L’une des mesures politiques les plus marquantes a été la tarification du carbone et la législation introduite par le gouvernement fédéral, qui impose des normes minimales. La tarification du carbone consiste à reconnaître que la pollution a un coût et à lui mettre un prix. Cette politique repose sur le principe théorique selon lequel, lorsque des produits tels que l’essence ou le gaz naturel, qui génèrent des GES, deviennent plus chers, les consommateurs en achètent moins, en font un usage plus efficace ou optent pour des solutions de substitution, ce qui permet de diminuer l’émission de GES dans l’atmosphère. De manière croissante, les entreprises doivent divulguer comment elles internalisent le prix du carbone et les administrateurs doivent envisager l’impact potentiel de cette tarification sur l’entreprise agricole, les fournisseurs et les distributeurs, car c’est un risque fondamental qu’ils auront à gérer à l’avenir.
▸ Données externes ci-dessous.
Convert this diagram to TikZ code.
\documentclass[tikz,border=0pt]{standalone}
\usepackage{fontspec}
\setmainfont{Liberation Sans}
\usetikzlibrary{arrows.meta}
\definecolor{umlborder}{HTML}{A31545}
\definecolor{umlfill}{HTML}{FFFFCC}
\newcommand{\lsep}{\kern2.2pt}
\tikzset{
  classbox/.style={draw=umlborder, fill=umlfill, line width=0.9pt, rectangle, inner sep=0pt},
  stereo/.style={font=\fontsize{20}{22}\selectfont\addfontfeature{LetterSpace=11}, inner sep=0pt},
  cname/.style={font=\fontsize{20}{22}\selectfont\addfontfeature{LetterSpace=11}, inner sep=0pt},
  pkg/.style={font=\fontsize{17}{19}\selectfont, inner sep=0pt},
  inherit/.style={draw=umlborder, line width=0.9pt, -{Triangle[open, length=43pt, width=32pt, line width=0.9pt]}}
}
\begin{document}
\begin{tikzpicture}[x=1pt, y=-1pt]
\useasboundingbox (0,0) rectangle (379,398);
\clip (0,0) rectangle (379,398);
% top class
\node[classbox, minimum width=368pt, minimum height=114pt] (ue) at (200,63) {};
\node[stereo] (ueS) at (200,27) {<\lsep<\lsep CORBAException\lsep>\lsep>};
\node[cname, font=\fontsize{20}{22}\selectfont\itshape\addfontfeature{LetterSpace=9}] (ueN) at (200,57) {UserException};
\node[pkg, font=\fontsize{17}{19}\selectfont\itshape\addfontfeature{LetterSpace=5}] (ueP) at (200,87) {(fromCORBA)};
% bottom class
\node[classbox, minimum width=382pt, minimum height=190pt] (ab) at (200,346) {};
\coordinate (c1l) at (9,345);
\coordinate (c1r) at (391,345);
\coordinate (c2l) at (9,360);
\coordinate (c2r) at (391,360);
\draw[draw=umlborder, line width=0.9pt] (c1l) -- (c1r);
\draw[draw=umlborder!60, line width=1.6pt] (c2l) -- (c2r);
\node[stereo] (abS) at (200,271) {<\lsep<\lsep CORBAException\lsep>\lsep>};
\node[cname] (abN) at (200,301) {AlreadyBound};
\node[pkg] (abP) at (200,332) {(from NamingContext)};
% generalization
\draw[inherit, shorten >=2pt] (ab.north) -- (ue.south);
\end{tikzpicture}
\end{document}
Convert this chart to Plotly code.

Les principaux objectifs visés par la stratégie agricole du Canada à l’horizon 2030 incorporent des pratiques de gestion bénéfique et des solutions climatiques naturelles, telles que le pâturage en rotation, les couverts végétaux, l’agriculture régénérative, la gestion des nutriments, la gestion du fumier et l’agroforesterie. Ces mesures bénéficient du soutien financier du Programme de paysages agricoles résilients et du Fonds d’action à la ferme pour le climat du programme Solutions agricoles pour le climat. Le Canada s’est engagé à établir une cible nationale de réduction des émissions d’engrais de 30 % par rapport aux niveaux de 2020 d’ici à 2030. Sheldrick recommande que les produits chimiques industriels et agricoles, la plus grande source d’émissions d’ammoniac, et les matières premières utilisées en amont pour les produits de consommation (par ex. l’éthylène) soient les premiers visés. En tant que membres de la First Movers Coalition, le Canada devrait en profiter pour étudier cette possibilité avec des pays partageant la même vision. Le secteur est dominé par un nombre relativement restreint d’entreprises; Nutrien, créée en 2008 à partir de la fusion d’Agrium et de PotashCorp, est responsable de 2,7 Mt d’émissions, générées par ses cinq plus grandes usines. Les consultations sont toujours en cours, mais le secteur des engrais et des produits chimiques a commencé à se préparer à faire face aux risques climatiques.